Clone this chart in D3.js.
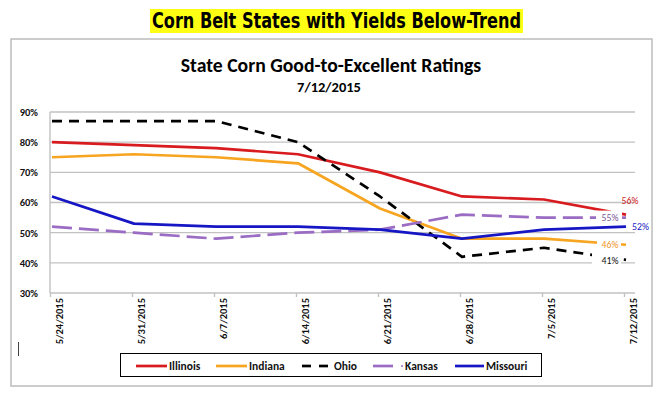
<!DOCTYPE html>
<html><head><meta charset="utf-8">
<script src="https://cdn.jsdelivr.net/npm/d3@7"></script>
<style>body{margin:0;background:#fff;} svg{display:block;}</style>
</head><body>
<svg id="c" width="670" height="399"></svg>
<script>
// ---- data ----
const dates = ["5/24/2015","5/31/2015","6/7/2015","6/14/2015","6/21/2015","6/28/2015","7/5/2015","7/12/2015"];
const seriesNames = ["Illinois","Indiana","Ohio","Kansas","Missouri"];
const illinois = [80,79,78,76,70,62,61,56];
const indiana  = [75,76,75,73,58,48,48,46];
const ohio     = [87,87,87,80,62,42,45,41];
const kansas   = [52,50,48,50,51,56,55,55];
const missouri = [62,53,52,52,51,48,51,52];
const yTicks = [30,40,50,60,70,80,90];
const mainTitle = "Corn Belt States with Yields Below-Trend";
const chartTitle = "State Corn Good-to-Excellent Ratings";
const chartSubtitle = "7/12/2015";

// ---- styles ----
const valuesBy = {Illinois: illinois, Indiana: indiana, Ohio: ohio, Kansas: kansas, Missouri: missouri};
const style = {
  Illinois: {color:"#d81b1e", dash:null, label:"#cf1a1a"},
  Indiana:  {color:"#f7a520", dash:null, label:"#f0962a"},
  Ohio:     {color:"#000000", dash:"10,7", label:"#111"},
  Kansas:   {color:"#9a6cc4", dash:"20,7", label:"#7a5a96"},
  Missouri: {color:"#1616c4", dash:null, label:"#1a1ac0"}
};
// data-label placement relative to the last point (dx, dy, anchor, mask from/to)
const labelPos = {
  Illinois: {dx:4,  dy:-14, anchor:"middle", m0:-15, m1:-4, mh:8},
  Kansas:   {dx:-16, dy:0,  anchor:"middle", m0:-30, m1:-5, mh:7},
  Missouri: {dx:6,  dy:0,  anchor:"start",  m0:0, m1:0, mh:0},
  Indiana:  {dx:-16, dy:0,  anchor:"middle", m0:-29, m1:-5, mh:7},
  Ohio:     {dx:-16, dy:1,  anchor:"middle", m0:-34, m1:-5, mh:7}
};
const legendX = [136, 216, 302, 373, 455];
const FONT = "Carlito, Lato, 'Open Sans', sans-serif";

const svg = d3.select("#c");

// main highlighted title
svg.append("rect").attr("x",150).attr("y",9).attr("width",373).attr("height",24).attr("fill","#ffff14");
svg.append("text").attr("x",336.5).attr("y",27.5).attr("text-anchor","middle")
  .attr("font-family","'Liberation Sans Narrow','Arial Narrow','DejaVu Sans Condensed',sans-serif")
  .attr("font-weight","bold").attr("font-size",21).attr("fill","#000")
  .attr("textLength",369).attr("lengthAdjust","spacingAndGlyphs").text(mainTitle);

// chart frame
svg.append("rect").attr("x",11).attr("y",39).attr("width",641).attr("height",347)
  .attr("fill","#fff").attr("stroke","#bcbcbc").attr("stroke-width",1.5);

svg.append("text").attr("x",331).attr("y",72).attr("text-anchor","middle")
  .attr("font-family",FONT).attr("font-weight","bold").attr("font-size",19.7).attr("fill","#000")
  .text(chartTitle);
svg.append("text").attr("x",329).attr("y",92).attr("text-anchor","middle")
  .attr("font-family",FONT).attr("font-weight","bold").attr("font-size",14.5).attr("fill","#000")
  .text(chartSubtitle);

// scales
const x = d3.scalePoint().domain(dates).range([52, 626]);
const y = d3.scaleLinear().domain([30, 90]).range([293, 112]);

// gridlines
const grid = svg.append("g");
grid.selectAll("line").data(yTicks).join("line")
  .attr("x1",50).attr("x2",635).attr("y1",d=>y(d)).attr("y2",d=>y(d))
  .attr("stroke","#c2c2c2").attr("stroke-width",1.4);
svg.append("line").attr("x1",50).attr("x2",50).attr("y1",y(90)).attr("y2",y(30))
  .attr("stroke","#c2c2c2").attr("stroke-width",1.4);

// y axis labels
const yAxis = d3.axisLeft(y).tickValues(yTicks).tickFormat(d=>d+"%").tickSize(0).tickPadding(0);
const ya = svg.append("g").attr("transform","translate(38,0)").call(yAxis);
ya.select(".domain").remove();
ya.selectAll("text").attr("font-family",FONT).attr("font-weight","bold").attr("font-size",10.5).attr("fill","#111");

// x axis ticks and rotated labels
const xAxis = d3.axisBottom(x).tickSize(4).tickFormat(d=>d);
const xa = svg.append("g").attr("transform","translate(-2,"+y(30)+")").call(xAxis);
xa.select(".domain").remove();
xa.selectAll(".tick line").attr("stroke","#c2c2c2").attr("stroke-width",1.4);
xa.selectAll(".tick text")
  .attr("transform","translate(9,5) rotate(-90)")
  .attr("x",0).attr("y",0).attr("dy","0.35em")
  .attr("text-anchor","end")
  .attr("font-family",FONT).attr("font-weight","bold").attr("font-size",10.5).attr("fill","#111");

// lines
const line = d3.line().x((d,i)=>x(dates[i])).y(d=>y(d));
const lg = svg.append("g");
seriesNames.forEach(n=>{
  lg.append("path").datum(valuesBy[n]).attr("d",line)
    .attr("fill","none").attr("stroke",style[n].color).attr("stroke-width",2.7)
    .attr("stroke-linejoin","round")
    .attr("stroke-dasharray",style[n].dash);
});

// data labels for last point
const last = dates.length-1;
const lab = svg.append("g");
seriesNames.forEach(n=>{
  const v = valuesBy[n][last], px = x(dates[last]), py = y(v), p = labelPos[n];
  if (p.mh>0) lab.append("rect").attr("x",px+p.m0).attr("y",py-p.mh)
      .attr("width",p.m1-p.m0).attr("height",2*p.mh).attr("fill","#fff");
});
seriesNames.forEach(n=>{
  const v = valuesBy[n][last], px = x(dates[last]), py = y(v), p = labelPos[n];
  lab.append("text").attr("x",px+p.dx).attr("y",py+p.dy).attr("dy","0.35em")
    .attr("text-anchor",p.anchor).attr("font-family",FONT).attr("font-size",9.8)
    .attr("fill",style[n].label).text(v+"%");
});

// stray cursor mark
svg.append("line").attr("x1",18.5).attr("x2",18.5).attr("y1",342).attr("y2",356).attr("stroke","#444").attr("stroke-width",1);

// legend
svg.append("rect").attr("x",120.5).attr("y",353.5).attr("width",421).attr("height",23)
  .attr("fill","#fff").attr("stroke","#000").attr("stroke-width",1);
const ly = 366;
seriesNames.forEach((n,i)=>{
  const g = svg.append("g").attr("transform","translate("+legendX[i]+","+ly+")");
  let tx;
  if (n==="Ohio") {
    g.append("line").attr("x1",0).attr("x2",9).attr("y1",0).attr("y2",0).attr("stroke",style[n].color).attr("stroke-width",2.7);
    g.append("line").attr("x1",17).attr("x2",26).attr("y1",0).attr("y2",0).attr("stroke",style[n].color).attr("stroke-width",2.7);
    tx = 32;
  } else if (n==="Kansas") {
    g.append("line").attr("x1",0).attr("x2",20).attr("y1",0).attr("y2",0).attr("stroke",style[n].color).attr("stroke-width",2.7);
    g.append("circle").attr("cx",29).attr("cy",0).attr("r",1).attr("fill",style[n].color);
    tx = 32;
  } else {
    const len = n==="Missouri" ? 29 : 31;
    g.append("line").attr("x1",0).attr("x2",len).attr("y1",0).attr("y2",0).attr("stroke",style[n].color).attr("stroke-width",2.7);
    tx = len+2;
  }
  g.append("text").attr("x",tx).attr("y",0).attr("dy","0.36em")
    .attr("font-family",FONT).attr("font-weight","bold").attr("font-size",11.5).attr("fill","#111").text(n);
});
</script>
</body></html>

━━━

Except for the pictures, reproduce every line exactly.

▸ COMPLETE RESPONSE:
Clone this chart in D3.js.
<!DOCTYPE html>
<html><head><meta charset="utf-8">
<script src="https://cdn.jsdelivr.net/npm/d3@7"></script>
<style>body{margin:0;background:#fff;} svg{display:block;}</style>
</head><body>
<svg id="c" width="670" height="399"></svg>
<script>
// ---- data ----
const dates = ["5/24/2015","5/31/2015","6/7/2015","6/14/2015","6/21/2015","6/28/2015","7/5/2015","7/12/2015"];
const seriesNames = ["Illinois","Indiana","Ohio","Kansas","Missouri"];
const illinois = [80,79,78,76,70,62,61,56];
const indiana  = [75,76,75,73,58,48,48,46];
const ohio     = [87,87,87,80,62,42,45,41];
const kansas   = [52,50,48,50,51,56,55,55];
const missouri = [62,53,52,52,51,48,51,52];
const yTicks = [30,40,50,60,70,80,90];
const mainTitle = "Corn Belt States with Yields Below-Trend";
const chartTitle = "State Corn Good-to-Excellent Ratings";
const chartSubtitle = "7/12/2015";

// ---- styles ----
const valuesBy = {Illinois: illinois, Indiana: indiana, Ohio: ohio, Kansas: kansas, Missouri: missouri};
const style = {
  Illinois: {color:"#d81b1e", dash:null, label:"#cf1a1a"},
  Indiana:  {color:"#f7a520", dash:null, label:"#f0962a"},
  Ohio:     {color:"#000000", dash:"10,7", label:"#111"},
  Kansas:   {color:"#9a6cc4", dash:"20,7", label:"#7a5a96"},
  Missouri: {color:"#1616c4", dash:null, label:"#1a1ac0"}
};
// data-label placement relative to the last point (dx, dy, anchor, mask from/to)
const labelPos = {
  Illinois: {dx:4,  dy:-14, anchor:"middle", m0:-15, m1:-4, mh:8},
  Kansas:   {dx:-16, dy:0,  anchor:"middle", m0:-30, m1:-5, mh:7},
  Missouri: {dx:6,  dy:0,  anchor:"start",  m0:0, m1:0, mh:0},
  Indiana:  {dx:-16, dy:0,  anchor:"middle", m0:-29, m1:-5, mh:7},
  Ohio:     {dx:-16, dy:1,  anchor:"middle", m0:-34, m1:-5, mh:7}
};
const legendX = [136, 216, 302, 373, 455];
const FONT = "Carlito, Lato, 'Open Sans', sans-serif";

const svg = d3.select("#c");

// main highlighted title
svg.append("rect").attr("x",150).attr("y",9).attr("width",373).attr("height",24).attr("fill","#ffff14");
svg.append("text").attr("x",336.5).attr("y",27.5).attr("text-anchor","middle")
  .attr("font-family","'Liberation Sans Narrow','Arial Narrow','DejaVu Sans Condensed',sans-serif")
  .attr("font-weight","bold").attr("font-size",21).attr("fill","#000")
  .attr("textLength",369).attr("lengthAdjust","spacingAndGlyphs").text(mainTitle);

// chart frame
svg.append("rect").attr("x",11).attr("y",39).attr("width",641).attr("height",347)
  .attr("fill","#fff").attr("stroke","#bcbcbc").attr("stroke-width",1.5);

svg.append("text").attr("x",331).attr("y",72).attr("text-anchor","middle")
  .attr("font-family",FONT).attr("font-weight","bold").attr("font-size",19.7).attr("fill","#000")
  .text(chartTitle);
svg.append("text").attr("x",329).attr("y",92).attr("text-anchor","middle")
  .attr("font-family",FONT).attr("font-weight","bold").attr("font-size",14.5).attr("fill","#000")
  .text(chartSubtitle);

// scales
const x = d3.scalePoint().domain(dates).range([52, 626]);
const y = d3.scaleLinear().domain([30, 90]).range([293, 112]);

// gridlines
const grid = svg.append("g");
grid.selectAll("line").data(yTicks).join("line")
  .attr("x1",50).attr("x2",635).attr("y1",d=>y(d)).attr("y2",d=>y(d))
  .attr("stroke","#c2c2c2").attr("stroke-width",1.4);
svg.append("line").attr("x1",50).attr("x2",50).attr("y1",y(90)).attr("y2",y(30))
  .attr("stroke","#c2c2c2").attr("stroke-width",1.4);

// y axis labels
const yAxis = d3.axisLeft(y).tickValues(yTicks).tickFormat(d=>d+"%").tickSize(0).tickPadding(0);
const ya = svg.append("g").attr("transform","translate(38,0)").call(yAxis);
ya.select(".domain").remove();
ya.selectAll("text").attr("font-family",FONT).attr("font-weight","bold").attr("font-size",10.5).attr("fill","#111");

// x axis ticks and rotated labels
const xAxis = d3.axisBottom(x).tickSize(4).tickFormat(d=>d);
const xa = svg.append("g").attr("transform","translate(-2,"+y(30)+")").call(xAxis);
xa.select(".domain").remove();
xa.selectAll(".tick line").attr("stroke","#c2c2c2").attr("stroke-width",1.4);
xa.selectAll(".tick text")
  .attr("transform","translate(9,5) rotate(-90)")
  .attr("x",0).attr("y",0).attr("dy","0.35em")
  .attr("text-anchor","end")
  .attr("font-family",FONT).attr("font-weight","bold").attr("font-size",10.5).attr("fill","#111");

// lines
const line = d3.line().x((d,i)=>x(dates[i])).y(d=>y(d));
const lg = svg.append("g");
seriesNames.forEach(n=>{
  lg.append("path").datum(valuesBy[n]).attr("d",line)
    .attr("fill","none").attr("stroke",style[n].color).attr("stroke-width",2.7)
    .attr("stroke-linejoin","round")
    .attr("stroke-dasharray",style[n].dash);
});

// data labels for last point
const last = dates.length-1;
const lab = svg.append("g");
seriesNames.forEach(n=>{
  const v = valuesBy[n][last], px = x(dates[last]), py = y(v), p = labelPos[n];
  if (p.mh>0) lab.append("rect").attr("x",px+p.m0).attr("y",py-p.mh)
      .attr("width",p.m1-p.m0).attr("height",2*p.mh).attr("fill","#fff");
});
seriesNames.forEach(n=>{
  const v = valuesBy[n][last], px = x(dates[last]), py = y(v), p = labelPos[n];
  lab.append("text").attr("x",px+p.dx).attr("y",py+p.dy).attr("dy","0.35em")
    .attr("text-anchor",p.anchor).attr("font-family",FONT).attr("font-size",9.8)
    .attr("fill",style[n].label).text(v+"%");
});

// stray cursor mark
svg.append("line").attr("x1",18.5).attr("x2",18.5).attr("y1",342).attr("y2",356).attr("stroke","#444").attr("stroke-width",1);

// legend
svg.append("rect").attr("x",120.5).attr("y",353.5).attr("width",421).attr("height",23)
  .attr("fill","#fff").attr("stroke","#000").attr("stroke-width",1);
const ly = 366;
seriesNames.forEach((n,i)=>{
  const g = svg.append("g").attr("transform","translate("+legendX[i]+","+ly+")");
  let tx;
  if (n==="Ohio") {
    g.append("line").attr("x1",0).attr("x2",9).attr("y1",0).attr("y2",0).attr("stroke",style[n].color).attr("stroke-width",2.7);
    g.append("line").attr("x1",17).attr("x2",26).attr("y1",0).attr("y2",0).attr("stroke",style[n].color).attr("stroke-width",2.7);
    tx = 32;
  } else if (n==="Kansas") {
    g.append("line").attr("x1",0).attr("x2",20).attr("y1",0).attr("y2",0).attr("stroke",style[n].color).attr("stroke-width",2.7);
    g.append("circle").attr("cx",29).attr("cy",0).attr("r",1).attr("fill",style[n].color);
    tx = 32;
  } else {
    const len = n==="Missouri" ? 29 : 31;
    g.append("line").attr("x1",0).attr("x2",len).attr("y1",0).attr("y2",0).attr("stroke",style[n].color).attr("stroke-width",2.7);
    tx = len+2;
  }
  g.append("text").attr("x",tx).attr("y",0).attr("dy","0.36em")
    .attr("font-family",FONT).attr("font-weight","bold").attr("font-size",11.5).attr("fill","#111").text(n);
});
</script>
</body></html>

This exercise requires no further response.